Blood Orange - Negro Swan
Negro Swan is the new album from Dev Hynes under his Blood Orange moniker and a follow up to 2016's Freetown Sound. His last record really explored just what pop and progressive R&B can sound like. He was reinventing genres while continuing to play in those that already existed. It was an album that took it's time to connect with you. It was unconcerned about time but dedicated to creating blistering pop that actually mattered. Hynes' approach is a bit more nuanced on this record, creating music that is far more avante garde than even some of the features He employs. Puff Daddy appears on "Hope" but instead of rapping We get a spoken word outro and Puff singing somewhat during the hook. The parring with Tei Shi is also an odd one but nothing that we haven't seen from Hynes before.

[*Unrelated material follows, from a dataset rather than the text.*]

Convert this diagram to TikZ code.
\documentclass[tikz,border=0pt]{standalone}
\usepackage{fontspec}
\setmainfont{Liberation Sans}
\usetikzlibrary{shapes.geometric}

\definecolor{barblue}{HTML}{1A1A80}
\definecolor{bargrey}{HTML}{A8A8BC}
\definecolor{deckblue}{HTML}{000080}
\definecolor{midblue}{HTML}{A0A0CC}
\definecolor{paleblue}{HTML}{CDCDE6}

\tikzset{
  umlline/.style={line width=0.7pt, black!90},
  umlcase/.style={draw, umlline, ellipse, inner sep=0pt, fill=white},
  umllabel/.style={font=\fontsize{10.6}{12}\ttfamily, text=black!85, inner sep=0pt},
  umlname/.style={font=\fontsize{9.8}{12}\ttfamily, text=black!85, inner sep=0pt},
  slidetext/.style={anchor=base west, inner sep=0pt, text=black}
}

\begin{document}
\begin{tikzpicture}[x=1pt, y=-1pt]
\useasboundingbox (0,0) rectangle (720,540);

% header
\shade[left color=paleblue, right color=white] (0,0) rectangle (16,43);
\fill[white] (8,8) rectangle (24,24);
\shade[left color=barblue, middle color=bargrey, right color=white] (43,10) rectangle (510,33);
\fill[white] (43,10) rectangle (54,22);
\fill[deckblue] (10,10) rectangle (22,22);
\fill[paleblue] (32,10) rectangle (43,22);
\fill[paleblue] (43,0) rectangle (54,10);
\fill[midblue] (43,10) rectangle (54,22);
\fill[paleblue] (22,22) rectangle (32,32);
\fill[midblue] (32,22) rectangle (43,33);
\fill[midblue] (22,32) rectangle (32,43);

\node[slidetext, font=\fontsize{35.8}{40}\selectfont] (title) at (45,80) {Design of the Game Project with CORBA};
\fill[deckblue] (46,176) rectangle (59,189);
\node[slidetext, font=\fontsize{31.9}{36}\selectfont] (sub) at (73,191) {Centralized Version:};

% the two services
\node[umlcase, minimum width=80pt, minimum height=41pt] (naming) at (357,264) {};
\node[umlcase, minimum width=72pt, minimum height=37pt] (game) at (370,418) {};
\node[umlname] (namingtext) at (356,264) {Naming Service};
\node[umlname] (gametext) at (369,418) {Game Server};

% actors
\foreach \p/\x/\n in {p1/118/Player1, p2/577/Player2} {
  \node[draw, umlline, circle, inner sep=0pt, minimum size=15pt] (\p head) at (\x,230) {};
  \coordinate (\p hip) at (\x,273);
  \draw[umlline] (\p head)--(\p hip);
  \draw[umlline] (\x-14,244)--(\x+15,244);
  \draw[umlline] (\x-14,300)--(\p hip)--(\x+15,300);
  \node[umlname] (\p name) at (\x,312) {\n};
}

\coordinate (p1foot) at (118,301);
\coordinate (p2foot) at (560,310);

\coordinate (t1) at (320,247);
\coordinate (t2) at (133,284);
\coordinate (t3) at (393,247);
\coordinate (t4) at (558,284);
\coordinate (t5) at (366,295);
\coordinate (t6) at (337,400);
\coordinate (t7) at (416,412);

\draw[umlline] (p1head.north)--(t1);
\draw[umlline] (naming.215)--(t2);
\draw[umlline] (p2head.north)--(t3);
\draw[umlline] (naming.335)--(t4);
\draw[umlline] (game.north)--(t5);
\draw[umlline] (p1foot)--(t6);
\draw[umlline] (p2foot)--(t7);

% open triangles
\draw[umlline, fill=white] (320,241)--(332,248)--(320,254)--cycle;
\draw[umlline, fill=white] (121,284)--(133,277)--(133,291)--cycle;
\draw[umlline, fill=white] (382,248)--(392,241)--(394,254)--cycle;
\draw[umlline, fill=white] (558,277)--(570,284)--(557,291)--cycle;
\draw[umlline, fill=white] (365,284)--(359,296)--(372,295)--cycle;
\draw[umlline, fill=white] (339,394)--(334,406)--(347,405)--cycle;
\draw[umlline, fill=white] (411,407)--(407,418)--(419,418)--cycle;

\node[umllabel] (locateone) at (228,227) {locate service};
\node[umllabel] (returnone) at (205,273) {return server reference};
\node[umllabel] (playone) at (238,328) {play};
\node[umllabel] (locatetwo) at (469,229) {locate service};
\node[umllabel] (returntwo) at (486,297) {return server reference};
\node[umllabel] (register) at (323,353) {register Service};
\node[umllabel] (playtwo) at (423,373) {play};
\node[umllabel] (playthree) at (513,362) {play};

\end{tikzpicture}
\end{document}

The main thing about this album is that it is painfully slow. With new success and new confidence Blood Orange allows his songs to unfold, includes intro and allows the music to just sort of ooze out. You never get the sense of beat being on the floor or of something kicking into a new gear and exploding. This record just sort of hangs around, picks it's spots, but in doing so not too much is allowed to stand out or push through. Hynes is looking to explore black depression on this album, yet in doing so He pulls you right down there with him, existing in this confined space almost deflated by looking back at the world.

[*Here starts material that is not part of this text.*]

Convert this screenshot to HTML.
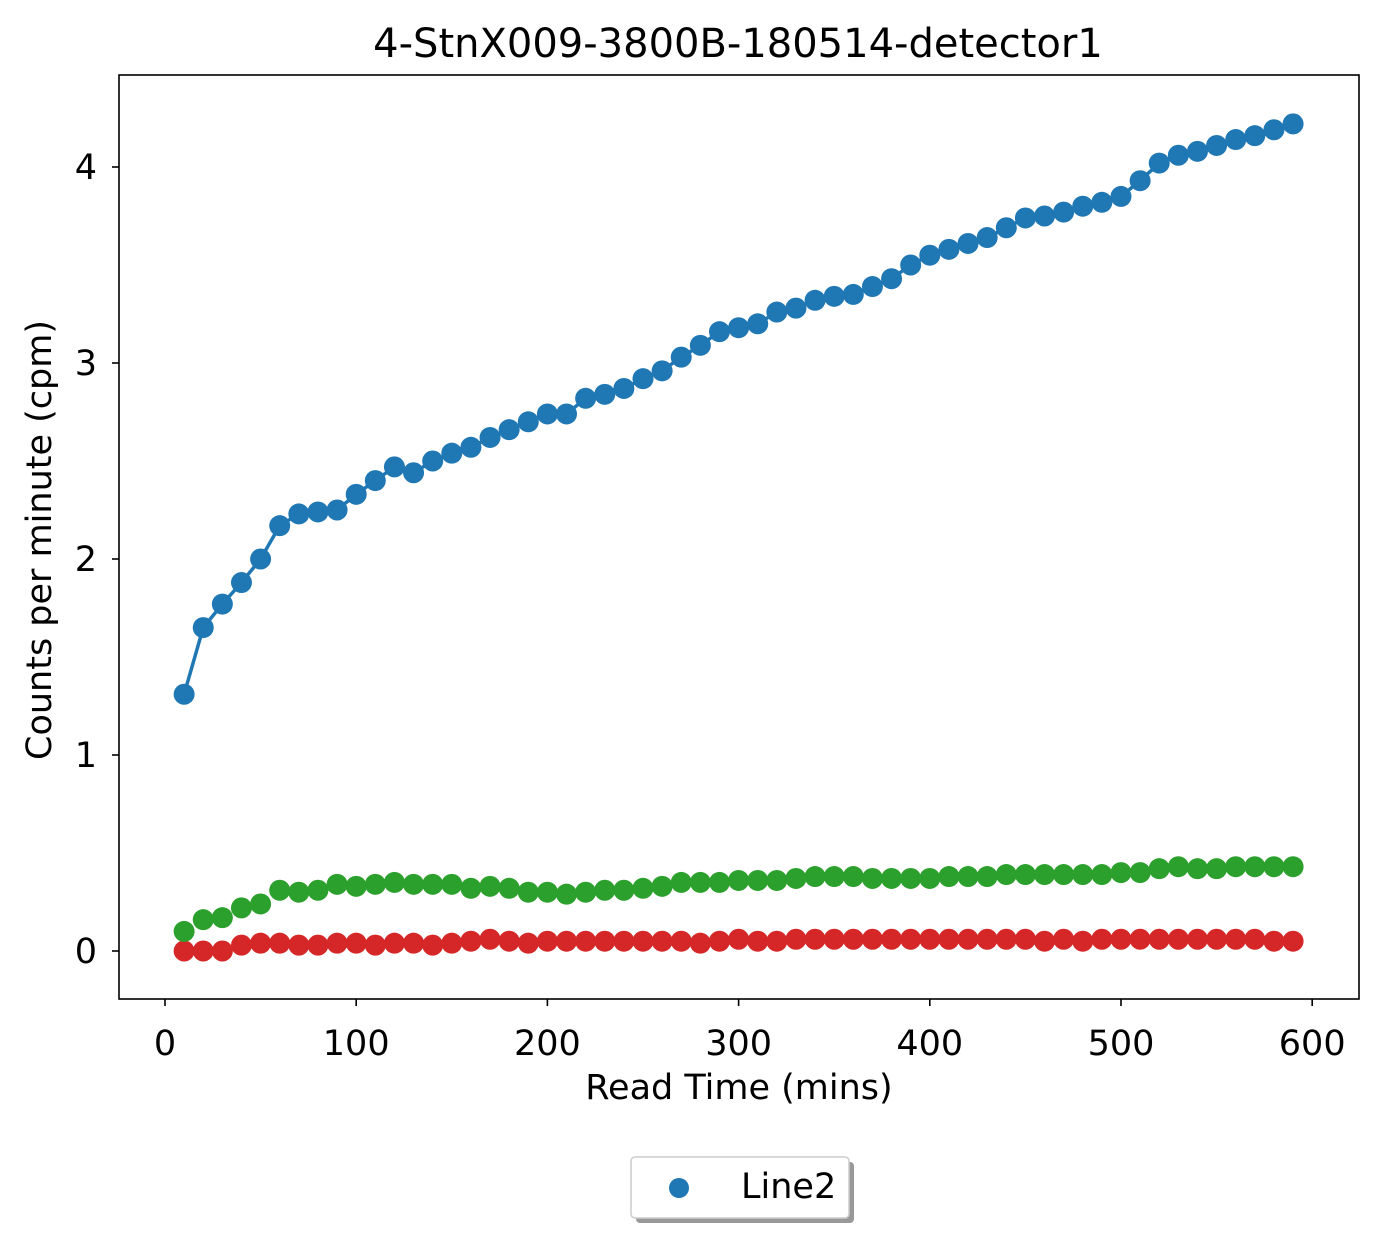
<!DOCTYPE html>
<html><head><meta charset="utf-8"><style>
body{margin:0;background:#fff}
svg text{font-family:"DejaVu Sans","Liberation Sans",sans-serif;fill:#000}
</style></head><body>
<svg width="1387" height="1243" viewBox="0 0 1387 1243">
<text x="738" y="57" font-size="40" text-anchor="middle">4-StnX009-3800B-180514-detector1</text>
<g id="plot"></g>
<rect x="119" y="75" width="1240" height="924" fill="none" stroke="#000" stroke-width="1.6"/>
<g id="axes"></g>
<text x="739" y="1099" font-size="35" text-anchor="middle">Read Time (mins)</text>
<text transform="translate(51,540) rotate(-90)" font-size="35" text-anchor="middle">Counts per minute (cpm)</text>
<g>
<rect x="636" y="1162" width="218" height="61" rx="4" fill="#999" />
<rect x="631" y="1157" width="218" height="61" rx="4" fill="#fff" stroke="#ccc" stroke-width="1.5"/>
<circle cx="679" cy="1188" r="10" fill="#1f77b4"/>
<text x="741" y="1198" font-size="35">Line2</text>
</g>
</svg>
<script>
const xs=[];for(let i=1;i<=59;i++)xs.push(i*10);
const blue=[1.31,1.65,1.77,1.88,2.0,2.17,2.23,2.24,2.25,2.33,2.40,2.47,2.44,2.50,2.54,2.57,2.62,2.66,2.70,2.74,2.74,2.82,2.84,2.87,2.92,2.96,3.03,3.09,3.16,3.18,3.20,3.26,3.28,3.32,3.34,3.35,3.39,3.43,3.50,3.55,3.58,3.61,3.64,3.69,3.74,3.75,3.77,3.80,3.82,3.85,3.93,4.02,4.06,4.08,4.11,4.14,4.16,4.19,4.22];
const green=[0.10,0.16,0.17,0.22,0.24,0.31,0.30,0.31,0.34,0.33,0.34,0.35,0.34,0.34,0.34,0.32,0.33,0.32,0.30,0.30,0.29,0.30,0.31,0.31,0.32,0.33,0.35,0.35,0.35,0.36,0.36,0.36,0.37,0.38,0.38,0.38,0.37,0.37,0.37,0.37,0.38,0.38,0.38,0.39,0.39,0.39,0.39,0.39,0.39,0.40,0.40,0.42,0.43,0.42,0.42,0.43,0.43,0.43,0.43];
const red=[0,0,0,0.03,0.04,0.04,0.03,0.03,0.04,0.04,0.03,0.04,0.04,0.03,0.04,0.05,0.06,0.05,0.04,0.05,0.05,0.05,0.05,0.05,0.05,0.05,0.05,0.04,0.05,0.06,0.05,0.05,0.06,0.06,0.06,0.06,0.06,0.06,0.06,0.06,0.06,0.06,0.06,0.06,0.06,0.05,0.06,0.05,0.06,0.06,0.06,0.06,0.06,0.06,0.06,0.06,0.06,0.05,0.05];
const xTicks=[0,100,200,300,400,500,600];
const yTicks=[0,1,2,3,4];
const NS="http://www.w3.org/2000/svg";
const X=v=>165+v*1.912, Y=v=>951-v*196;
const plot=document.getElementById('plot'), axes=document.getElementById('axes');
function mk(tag,attrs,parent){const e=document.createElementNS(NS,tag);for(const k in attrs)e.setAttribute(k,attrs[k]);parent.appendChild(e);return e;}
function series(vals,color,name,line){
  const g=mk('g',{},plot);
  
  
  if(line){const p=mk('polyline',{points:xs.map((x,i)=>X(x)+','+Y(vals[i])).join(' '),fill:'none',stroke:color,'stroke-width':3.5},g);
    
    }
  vals.forEach((v,i)=>{const c=mk('circle',{cx:X(xs[i]),cy:Y(v),r:10.5,fill:color},g);
    
    });
}
series(red,'#d62728','red-series',false);
series(green,'#2ca02c','green-series',false);
series(blue,'#1f77b4','blue-series',true);
xTicks.forEach(t=>{const x=X(t);
  const l=mk('line',{x1:x,x2:x,y1:999,y2:1006,stroke:'#000','stroke-width':1.6},axes);
  
  
  const tx=mk('text',{x:x,y:1055,'font-size':35,'text-anchor':'middle'},axes);tx.textContent=t;
  
  });
yTicks.forEach(t=>{const y=Y(t);
  const l=mk('line',{x1:112,x2:119,y1:y,y2:y,stroke:'#000','stroke-width':1.6},axes);
  
  
  const tx=mk('text',{x:97,y:y+12,'font-size':35,'text-anchor':'end'},axes);tx.textContent=t;
  
  });
</script>
</body></html>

One of the lead singles "Charcoal Baby" has a really wonderful sound and good message, but god it is so long and drawn out that by the time you get to the stellar ending there is only a few seconds left to revel in it. Most of this album feels like it is leading up to something rather than actually doing something. It feels like with complete freedom Hynes has dove into the more experimental which is fine, but Negro Swan is definitely missing that pop lean that made Hynes so special in the first place. HYnes is still able to get the absolute best out of his features and pull them into environments that they might never play in. A$AP Rocky delivers one of his best features this year on "Chewing Gum". Blood Orange seems to be at his best when He is working with someone else to bright forward a vision, it almost gives his work less of a freeform feel and more of a sense that something needs to happen. There are a few times on Negro Swan that it feels like Hynes is trying a little too hard to be Prince like on "Holy Will" as well as at a few other moments on the album. Yet you have to give it up for the honesty and realness of this album. Hynes is not afraid to put himself out there for a sound that He believes in even it is not the most commercially successful option. Still there is little that pops out or grabs your attention on this album it just sort of exists, and that is kinda lame.